From the outside, the two options did look similar.

That was the problem.


That evening, she opened her laptop and pulled up her own website. The site she had built for herself. The one she had designed with care and intention.

She read her headline.

“We create beautiful, custom websites for businesses.”

She read it again.

And then once more.

And for the first time, she heard it the way a complete stranger would hear it. Someone who had never met her. Someone who had no idea what she was capable of. Someone who was comparison shopping on a Tuesday afternoon between her and four other designers.

The headline said nothing.

It didn’t say who she helped. It didn’t say what changed after working with her. It didn’t say why any of it mattered beyond the surface level. It described a thing she made, not a problem she solved. It was a description of a deliverable wrapped in modest adjectives.

She kept scrolling.

Her about page talked about her background and her passion for design. Her services page listed what was included in each package. Her portfolio showed beautiful work with no context for the impact behind it.

It was all about her and her craft.

None of it was about them and their problem.

She sat back in her chair and realized something uncomfortable.

She had spent three years perfecting how to build for her clients and almost no time learning how to communicate what that actually meant for them.

That night, something shifted.


Suzette started asking different questions.

Not “How do I find more clients?” but “Why does a website actually matter to the people buying one?”

Not “How do I compete on price?” but “What is actually at stake for someone when their online presence doesn’t reflect their real value?”

She opened a notes document and started writing down everything she knew about her best clients. The ones who paid without pushback. The ones who referred their friends. The ones who came back six months later asking her to help with something else.

What did they all have in common?

She thought about it for a long time.

They weren’t just businesses that wanted a pretty site. That was the surface. When she dug deeper, she saw something more specific.

They were service providers who were quietly losing opportunities because of how they showed up online.

Coaches who were brilliant in conversation but whose websites made them look like they were just getting started. Consultants who were charging premium prices but whose digital presence communicated something closer to beginner rates. Experts who had years of experience and glowing testimonials but whose online presence couldn’t hold the weight of the credibility they had earned in real life.

The gap wasn’t in their skills.

The gap was in the perception.

And a website, when done right, closed that gap.

Suzette kept writing.

She realized that when her clients saw real results, it was never just because their site looked better. It was because their site finally communicated what they were actually worth. Their discovery calls improved. Their proposals landed differently. Their referrals carried more weight because the person being referred could go look them up and immediately feel the legitimacy.

The website wasn’t the product.

Trust was the product.

Credibility was the product.

The website was just the fastest and most controllable way to build it.


Over the next few weeks, Suzette rewrote everything.

Not just her copy. Her entire way of thinking about what she sold.

Her positioning shifted from “I build websites for small businesses” to “I help coaches and consultants build the kind of online presence that makes premium pricing feel obvious to the people considering hiring them.”
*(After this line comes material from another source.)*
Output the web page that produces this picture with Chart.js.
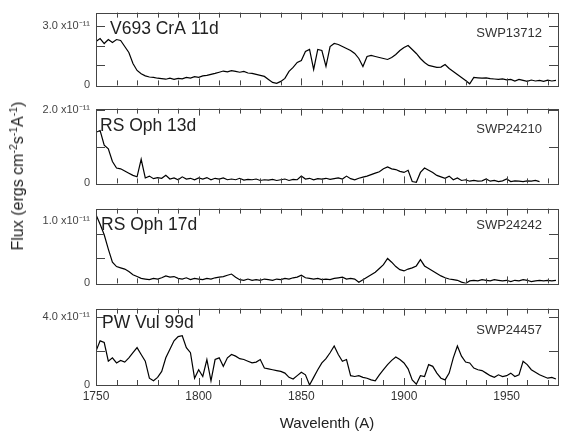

She stopped leading with pages, layouts, mobile responsiveness, and color palettes.

She started leading with the question her clients were actually sitting with, even if they couldn’t articulate it.

“You’re good at what you do. Really good. But does your website communicate that before you ever get on a call?”

She built out a simple, structured offer that connected every piece intentionally.

It wasn’t a website package. It was what she started calling a credibility system. It started with a positioning conversation to understand how they needed to be perceived. Then a copy framework to make sure the right message was in the right place. Then the design, built to carry that message visually. Then a launch review to make sure everything was working together.

Each piece had a reason. Each reason tied back to the same outcome.

Getting the client to a place where the right people looked them up and immediately felt like they were in the right hands.

She raised her price.

Not because she started offering more hours. But because she started offering a clearer outcome. And clear outcomes command different rates than generic deliverables.


The first person she presented the new offer to said yes within 24 hours.

No negotiation. No “let me think about it.” Just yes.

The second client booked a call after reading her new website copy and said, “This is exactly what I’ve been looking for. I didn’t even know how to describe it until I read your page.”

That sentence stopped Suzette in her tracks.

She had described their problem better than they could describe it themselves. And in doing so, she had made the decision to hire her feel like the only logical next step.

By month three, she had more qualified conversations happening than she had ever had in a single quarter. By month four, she started a waitlist.

Not because she had learned new design skills.

Not because she had posted more content or run ads or worked longer hours.

But because she had finally closed the gap between how good she actually was and how clearly she communicated what that meant for the people she served.


Suzette didn’t find different clients.

She found a different lens.

She stopped seeing herself as someone who builds websites and started seeing herself as someone who solves a credibility and positioning problem that costs service providers real money, real opportunities, and real confidence every single day.

Through that lens, everything changed.

Her conversations changed. Her proposals changed. Her pricing changed. And the clients who had always been out there, the ones who valued quality and understood the return on investment, suddenly had a reason to find her and a reason to say yes.


The lesson here isn’t simply about picking a niche, though clarity of focus matters enormously.

It’s about something more fundamental.

People do not buy services.

They buy outcomes. They buy transformation. They buy the version of themselves, their business, and their reputation that exists on the other side of the problem they are trying to solve.

When you understand that, everything about how you communicate shifts.

You stop describing what you do and start describing what changes.

You stop listing features and start painting the picture of what becomes possible.

You stop competing on price because you are no longer in the same conversation as everyone else who is describing their deliverables with adjectives.

And when you can articulate someone’s desired outcome more clearly than they can articulate it themselves, something powerful happens.

They stop shopping around.

They stop asking for a discount.

They stop comparing you to the person charging $800.

Because they finally feel, maybe for the first time, that someone actually understands what they are trying to build. And that person, the one who gets it, is worth paying for.


Here is the question worth sitting with:

What would change in your business if you stopped describing what you do and started describing what is different for someone after they work with you?

Not the deliverable. Not the process. Not the features.

The shift.

Start there. Everything else follows.